**Set task**
In the listing below, find the line holding "Generate a Python" and the line holding "-0.0075, -0.015, -0.0225, -0.03, -0.0375, -0.045]". Write out those two lines and all lines between, exactly, and nothing more.

++++ Task material ++++

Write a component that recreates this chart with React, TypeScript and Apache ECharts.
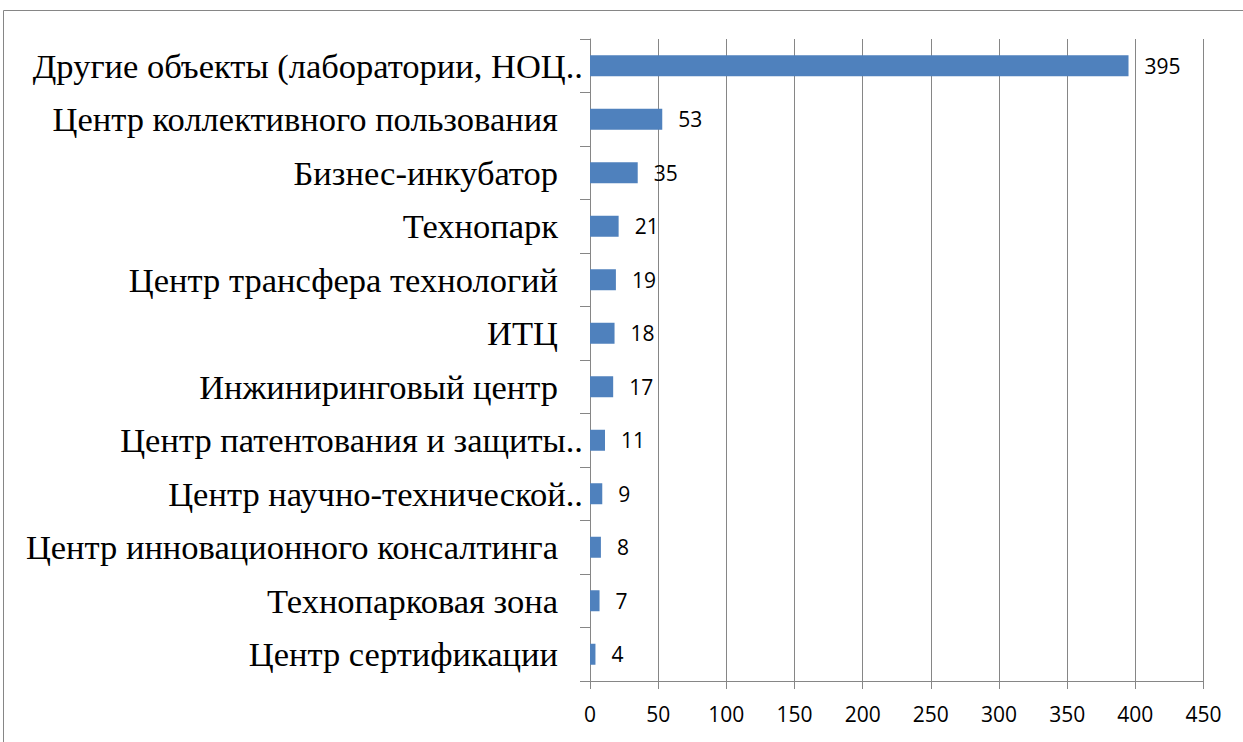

++++
++++ Task material ++++

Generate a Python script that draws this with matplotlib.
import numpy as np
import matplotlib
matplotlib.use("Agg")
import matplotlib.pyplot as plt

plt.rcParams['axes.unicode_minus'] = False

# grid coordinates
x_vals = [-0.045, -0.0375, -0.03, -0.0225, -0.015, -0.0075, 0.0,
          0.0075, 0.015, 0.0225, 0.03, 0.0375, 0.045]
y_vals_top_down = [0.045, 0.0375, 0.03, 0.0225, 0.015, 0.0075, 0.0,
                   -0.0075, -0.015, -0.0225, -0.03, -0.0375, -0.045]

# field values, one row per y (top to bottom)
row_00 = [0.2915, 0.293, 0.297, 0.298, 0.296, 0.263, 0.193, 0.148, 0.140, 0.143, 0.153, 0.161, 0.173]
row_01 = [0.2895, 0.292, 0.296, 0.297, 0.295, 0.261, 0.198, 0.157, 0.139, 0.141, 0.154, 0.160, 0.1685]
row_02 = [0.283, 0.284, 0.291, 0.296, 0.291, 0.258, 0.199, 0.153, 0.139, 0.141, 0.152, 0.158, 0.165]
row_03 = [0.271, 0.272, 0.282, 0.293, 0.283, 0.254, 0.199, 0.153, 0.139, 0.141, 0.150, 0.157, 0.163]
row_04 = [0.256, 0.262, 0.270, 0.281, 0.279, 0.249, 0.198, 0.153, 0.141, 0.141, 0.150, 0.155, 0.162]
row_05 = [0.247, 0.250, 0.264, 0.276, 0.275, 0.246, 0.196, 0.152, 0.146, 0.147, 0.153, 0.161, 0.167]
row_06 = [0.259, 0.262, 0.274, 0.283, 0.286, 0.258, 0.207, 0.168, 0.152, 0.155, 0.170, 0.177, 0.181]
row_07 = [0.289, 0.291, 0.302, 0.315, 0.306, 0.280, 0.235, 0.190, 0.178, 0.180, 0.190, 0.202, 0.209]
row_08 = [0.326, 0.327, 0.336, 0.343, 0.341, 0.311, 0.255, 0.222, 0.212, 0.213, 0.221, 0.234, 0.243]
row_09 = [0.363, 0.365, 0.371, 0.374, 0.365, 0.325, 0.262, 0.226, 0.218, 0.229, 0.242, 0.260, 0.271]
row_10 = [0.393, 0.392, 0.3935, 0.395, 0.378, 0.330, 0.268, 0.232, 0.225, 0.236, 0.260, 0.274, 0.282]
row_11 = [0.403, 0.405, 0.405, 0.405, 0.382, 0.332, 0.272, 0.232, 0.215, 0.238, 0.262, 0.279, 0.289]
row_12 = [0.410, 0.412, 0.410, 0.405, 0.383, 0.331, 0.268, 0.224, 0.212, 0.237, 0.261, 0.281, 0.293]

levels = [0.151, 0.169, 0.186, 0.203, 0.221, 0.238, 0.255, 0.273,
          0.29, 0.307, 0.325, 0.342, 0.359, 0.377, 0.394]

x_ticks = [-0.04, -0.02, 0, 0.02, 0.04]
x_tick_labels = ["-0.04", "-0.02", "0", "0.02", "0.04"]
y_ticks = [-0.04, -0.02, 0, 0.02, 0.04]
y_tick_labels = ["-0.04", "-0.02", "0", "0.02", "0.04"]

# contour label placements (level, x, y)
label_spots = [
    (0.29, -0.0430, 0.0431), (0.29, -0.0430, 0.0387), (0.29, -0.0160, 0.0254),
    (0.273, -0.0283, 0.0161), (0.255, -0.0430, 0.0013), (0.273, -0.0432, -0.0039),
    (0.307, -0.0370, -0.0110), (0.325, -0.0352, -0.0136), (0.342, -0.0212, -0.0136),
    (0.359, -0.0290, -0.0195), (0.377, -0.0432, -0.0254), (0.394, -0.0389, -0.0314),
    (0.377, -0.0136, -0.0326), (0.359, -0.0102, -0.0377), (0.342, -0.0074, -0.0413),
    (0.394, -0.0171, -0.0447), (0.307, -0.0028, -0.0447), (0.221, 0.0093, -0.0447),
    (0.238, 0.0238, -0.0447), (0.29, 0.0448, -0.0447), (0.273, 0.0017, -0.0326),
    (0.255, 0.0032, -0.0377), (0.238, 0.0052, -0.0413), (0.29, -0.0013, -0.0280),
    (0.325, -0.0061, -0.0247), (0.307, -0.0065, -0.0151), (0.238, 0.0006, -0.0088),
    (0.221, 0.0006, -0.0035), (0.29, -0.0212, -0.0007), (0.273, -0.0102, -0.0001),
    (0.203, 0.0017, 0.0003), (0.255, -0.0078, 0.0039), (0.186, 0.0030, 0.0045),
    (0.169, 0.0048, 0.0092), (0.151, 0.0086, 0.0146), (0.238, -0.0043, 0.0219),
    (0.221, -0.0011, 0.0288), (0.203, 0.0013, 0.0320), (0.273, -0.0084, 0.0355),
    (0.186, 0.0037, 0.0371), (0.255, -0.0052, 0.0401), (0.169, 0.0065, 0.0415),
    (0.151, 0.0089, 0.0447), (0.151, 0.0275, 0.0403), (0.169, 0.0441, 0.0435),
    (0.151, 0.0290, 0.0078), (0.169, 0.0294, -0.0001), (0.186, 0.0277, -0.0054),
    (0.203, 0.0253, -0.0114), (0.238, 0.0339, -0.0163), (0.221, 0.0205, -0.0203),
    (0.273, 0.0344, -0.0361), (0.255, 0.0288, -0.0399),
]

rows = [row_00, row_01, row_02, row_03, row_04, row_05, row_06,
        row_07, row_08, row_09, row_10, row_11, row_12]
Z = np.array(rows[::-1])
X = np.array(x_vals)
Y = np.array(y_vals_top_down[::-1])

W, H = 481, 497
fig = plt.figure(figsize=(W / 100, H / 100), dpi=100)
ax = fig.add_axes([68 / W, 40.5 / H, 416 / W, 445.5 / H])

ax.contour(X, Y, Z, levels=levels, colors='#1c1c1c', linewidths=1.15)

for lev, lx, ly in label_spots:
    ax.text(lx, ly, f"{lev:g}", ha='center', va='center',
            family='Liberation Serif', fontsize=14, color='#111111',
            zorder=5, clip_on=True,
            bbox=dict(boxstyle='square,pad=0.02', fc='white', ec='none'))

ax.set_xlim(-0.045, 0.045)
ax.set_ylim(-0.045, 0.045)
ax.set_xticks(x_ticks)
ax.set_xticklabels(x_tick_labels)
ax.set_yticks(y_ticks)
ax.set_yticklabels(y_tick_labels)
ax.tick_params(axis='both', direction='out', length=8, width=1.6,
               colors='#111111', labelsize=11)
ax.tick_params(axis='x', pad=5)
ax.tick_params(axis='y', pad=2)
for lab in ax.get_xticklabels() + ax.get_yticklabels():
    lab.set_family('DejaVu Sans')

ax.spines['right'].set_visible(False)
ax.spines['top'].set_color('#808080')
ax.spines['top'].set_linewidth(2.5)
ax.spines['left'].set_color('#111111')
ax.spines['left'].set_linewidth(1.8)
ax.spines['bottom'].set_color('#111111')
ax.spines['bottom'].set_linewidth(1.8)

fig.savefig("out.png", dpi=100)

++++
++++ Task material ++++

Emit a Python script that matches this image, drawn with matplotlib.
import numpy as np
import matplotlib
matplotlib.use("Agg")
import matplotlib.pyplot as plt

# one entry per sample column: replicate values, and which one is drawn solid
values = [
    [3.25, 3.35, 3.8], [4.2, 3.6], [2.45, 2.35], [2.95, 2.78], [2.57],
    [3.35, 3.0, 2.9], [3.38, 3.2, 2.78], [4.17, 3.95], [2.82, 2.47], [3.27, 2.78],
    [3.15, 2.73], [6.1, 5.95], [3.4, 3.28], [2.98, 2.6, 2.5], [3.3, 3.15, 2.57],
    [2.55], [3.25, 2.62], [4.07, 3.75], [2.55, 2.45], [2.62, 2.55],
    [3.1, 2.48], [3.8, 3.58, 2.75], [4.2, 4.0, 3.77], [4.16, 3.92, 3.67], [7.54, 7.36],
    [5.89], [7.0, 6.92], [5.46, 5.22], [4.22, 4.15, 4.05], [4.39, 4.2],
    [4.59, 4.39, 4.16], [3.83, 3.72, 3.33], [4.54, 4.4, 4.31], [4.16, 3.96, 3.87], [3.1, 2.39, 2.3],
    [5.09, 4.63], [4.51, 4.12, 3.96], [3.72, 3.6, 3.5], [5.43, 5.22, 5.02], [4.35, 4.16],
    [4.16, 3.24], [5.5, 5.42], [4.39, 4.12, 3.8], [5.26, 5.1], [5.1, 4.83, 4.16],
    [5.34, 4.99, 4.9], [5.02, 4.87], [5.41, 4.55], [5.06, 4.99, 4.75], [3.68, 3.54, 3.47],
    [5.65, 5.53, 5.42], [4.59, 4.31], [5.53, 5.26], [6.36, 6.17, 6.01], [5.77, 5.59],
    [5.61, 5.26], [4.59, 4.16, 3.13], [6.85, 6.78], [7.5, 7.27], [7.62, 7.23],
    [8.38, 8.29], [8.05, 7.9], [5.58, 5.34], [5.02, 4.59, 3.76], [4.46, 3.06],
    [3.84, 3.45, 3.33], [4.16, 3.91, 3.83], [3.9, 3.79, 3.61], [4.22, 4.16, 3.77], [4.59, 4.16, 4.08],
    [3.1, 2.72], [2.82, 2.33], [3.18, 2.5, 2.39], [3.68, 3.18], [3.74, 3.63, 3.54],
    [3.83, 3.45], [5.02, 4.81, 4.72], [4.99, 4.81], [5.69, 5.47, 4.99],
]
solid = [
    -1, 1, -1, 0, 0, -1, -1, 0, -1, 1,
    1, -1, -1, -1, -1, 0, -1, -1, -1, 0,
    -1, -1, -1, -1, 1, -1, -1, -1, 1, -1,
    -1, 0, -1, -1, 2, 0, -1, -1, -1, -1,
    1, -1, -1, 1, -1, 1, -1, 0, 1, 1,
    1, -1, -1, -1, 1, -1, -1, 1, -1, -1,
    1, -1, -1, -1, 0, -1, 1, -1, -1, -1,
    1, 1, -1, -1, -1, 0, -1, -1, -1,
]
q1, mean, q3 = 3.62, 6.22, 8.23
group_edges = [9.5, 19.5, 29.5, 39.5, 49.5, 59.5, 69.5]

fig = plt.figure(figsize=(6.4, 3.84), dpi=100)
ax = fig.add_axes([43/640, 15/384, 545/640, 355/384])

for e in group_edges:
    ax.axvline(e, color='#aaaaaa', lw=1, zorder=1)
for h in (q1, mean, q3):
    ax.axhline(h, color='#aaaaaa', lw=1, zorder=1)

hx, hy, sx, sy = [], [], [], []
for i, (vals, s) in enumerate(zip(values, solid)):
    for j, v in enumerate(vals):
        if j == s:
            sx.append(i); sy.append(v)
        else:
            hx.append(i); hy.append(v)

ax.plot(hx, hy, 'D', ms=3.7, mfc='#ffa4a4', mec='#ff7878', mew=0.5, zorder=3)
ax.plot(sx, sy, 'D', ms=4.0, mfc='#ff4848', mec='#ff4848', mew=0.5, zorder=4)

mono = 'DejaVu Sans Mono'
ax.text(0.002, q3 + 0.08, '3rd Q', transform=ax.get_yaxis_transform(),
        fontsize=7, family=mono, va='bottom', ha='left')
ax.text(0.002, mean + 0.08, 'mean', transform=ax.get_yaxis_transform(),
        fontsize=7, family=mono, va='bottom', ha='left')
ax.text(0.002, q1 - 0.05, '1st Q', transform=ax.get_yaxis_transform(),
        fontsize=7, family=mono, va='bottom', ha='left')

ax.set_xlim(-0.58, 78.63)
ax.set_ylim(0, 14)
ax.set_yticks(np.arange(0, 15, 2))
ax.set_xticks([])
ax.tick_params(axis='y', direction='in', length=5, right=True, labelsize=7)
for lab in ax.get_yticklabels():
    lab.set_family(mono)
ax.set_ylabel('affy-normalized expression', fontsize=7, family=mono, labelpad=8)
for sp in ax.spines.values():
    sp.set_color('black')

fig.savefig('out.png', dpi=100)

++++

**Result for this task**
Generate a Python script that draws this with matplotlib.
import numpy as np
import matplotlib
matplotlib.use("Agg")
import matplotlib.pyplot as plt

plt.rcParams['axes.unicode_minus'] = False

# grid coordinates
x_vals = [-0.045, -0.0375, -0.03, -0.0225, -0.015, -0.0075, 0.0,
          0.0075, 0.015, 0.0225, 0.03, 0.0375, 0.045]
y_vals_top_down = [0.045, 0.0375, 0.03, 0.0225, 0.015, 0.0075, 0.0,
                   -0.0075, -0.015, -0.0225, -0.03, -0.0375, -0.045]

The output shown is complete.